SOURCE EXCERPT:
########

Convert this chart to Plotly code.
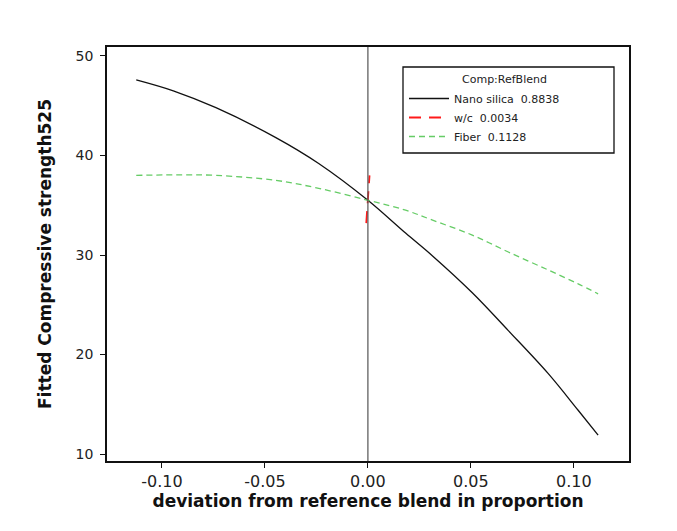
import plotly.graph_objects as go

# deviation from reference blend (x) and fitted response (y)
x_nano = [-0.1125, -0.0945, -0.0738, -0.0447, -0.0239, 0.0, 0.0183, 0.0314, 0.0507, 0.0682, 0.0875, 0.1021, 0.1118]
y_nano = [47.6, 46.5, 44.8, 41.8, 39.2, 35.5, 32.2, 29.9, 26.2, 22.4, 18.1, 14.4, 11.9]

x_wc = [-0.0008, 0.0008]
y_wc = [33.2, 38.0]

x_fiber = [-0.1125, -0.0945, -0.0738, -0.0447, -0.0239, 0.0, 0.0183, 0.0314, 0.0507, 0.0682, 0.0875, 0.1021, 0.1118]
y_fiber = [38.0, 38.05, 38.0, 37.5, 36.7, 35.5, 34.5, 33.5, 32.0, 30.3, 28.5, 27.1, 26.1]

names = ["Nano silica  0.8838", "w/c  0.0034", "Fiber  0.1128"]
legend_title = "Comp:RefBlend"
x_ticks = [-0.10, -0.05, 0.00, 0.05, 0.10]
x_ticklabels = ["-0.10", "-0.05", "0.00", "0.05", "0.10"]
y_ticks = [10, 20, 30, 40, 50]

FONT = "DejaVu Sans"
OFF = 8  # default page body margin of the html page
L, R, T, B = 107, 629, 47, 461  # plot area in page pixels
W, H = R - L, B - T

def px_x(p):
    return (p - L) / W

def px_y(p):
    return (B - p) / H

fig = go.Figure()
fig.add_trace(go.Scatter(x=x_nano, y=y_nano, mode="lines", name=names[0],
                         line=dict(color="#111111", width=1.3, shape="spline")))
fig.add_trace(go.Scatter(x=x_wc, y=y_wc, mode="lines", name=names[1],
                         line=dict(color="#ff1a1a", width=1.8, dash="12px,8px")))
fig.add_trace(go.Scatter(x=x_fiber, y=y_fiber, mode="lines", name=names[2],
                         line=dict(color="#66cc66", width=1.3, dash="6px,4px", shape="spline")))

# vertical reference line at 0
fig.add_vline(x=0, line=dict(color="#555555", width=1.2))

# legend box
fig.add_shape(type="rect", xref="paper", yref="paper",
              x0=px_x(403), x1=px_x(614), y0=px_y(153), y1=px_y(67),
              line=dict(color="#111111", width=1.3), fillcolor="rgba(0,0,0,0)")
fig.add_annotation(xref="paper", yref="paper", x=px_x(460), y=px_y(79),
                   xanchor="left", yanchor="middle", showarrow=False,
                   text=legend_title, font=dict(family=FONT, size=11, color="#222222"))

fig.update_layout(
    width=677, height=531,
    margin=dict(l=L - OFF, r=677 - R + OFF, t=T - OFF, b=531 - B + OFF, autoexpand=False),
    paper_bgcolor="white", plot_bgcolor="white",
    font=dict(family=FONT, color="#222222"),
    showlegend=True,
    legend=dict(
        x=px_x(404), y=px_y(84), xanchor="left", yanchor="top",
        bgcolor="rgba(0,0,0,0)", borderwidth=0,
        font=dict(family=FONT, size=11, color="#222222"),
        tracegroupgap=0, itemwidth=40,
    ),
    xaxis=dict(
        range=[-0.1267, 0.1268], tickvals=x_ticks, ticktext=x_ticklabels, automargin=False,
        showgrid=False, zeroline=False, showline=True, linecolor="#111111", linewidth=1.5,
        mirror=True, ticks="outside", ticklen=5, tickcolor="#111111", tickwidth=1.3,
        ticklabelstandoff=0,
        tickfont=dict(family=FONT, size=16, color="#222222"),
        title=dict(text="<b>deviation from reference blend in proportion</b>",
                   font=dict(family=FONT, size=17, color="#111111"), standoff=0),
    ),
    yaxis=dict(
        range=[9.3, 50.9], tickvals=y_ticks, automargin=False,
        showgrid=False, zeroline=False, showline=True, linecolor="#111111", linewidth=1.5,
        mirror=True, ticks="outside", ticklen=5, tickcolor="#111111", tickwidth=1.3,
        ticklabelstandoff=4,
        tickfont=dict(family=FONT, size=14, color="#222222"),
        title=dict(text="<b>Fitted Compressive strength525</b>",
                   font=dict(family=FONT, size=17, color="#111111"), standoff=20),
    ),
)

fig.write_html("out.html")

########

Return, unchanged, the lines from the first line of the material through the line that holds "import plotly.graph_objects as go", inclusive, omitting pictures.

OUTPUT:
Convert this chart to Plotly code.
import plotly.graph_objects as go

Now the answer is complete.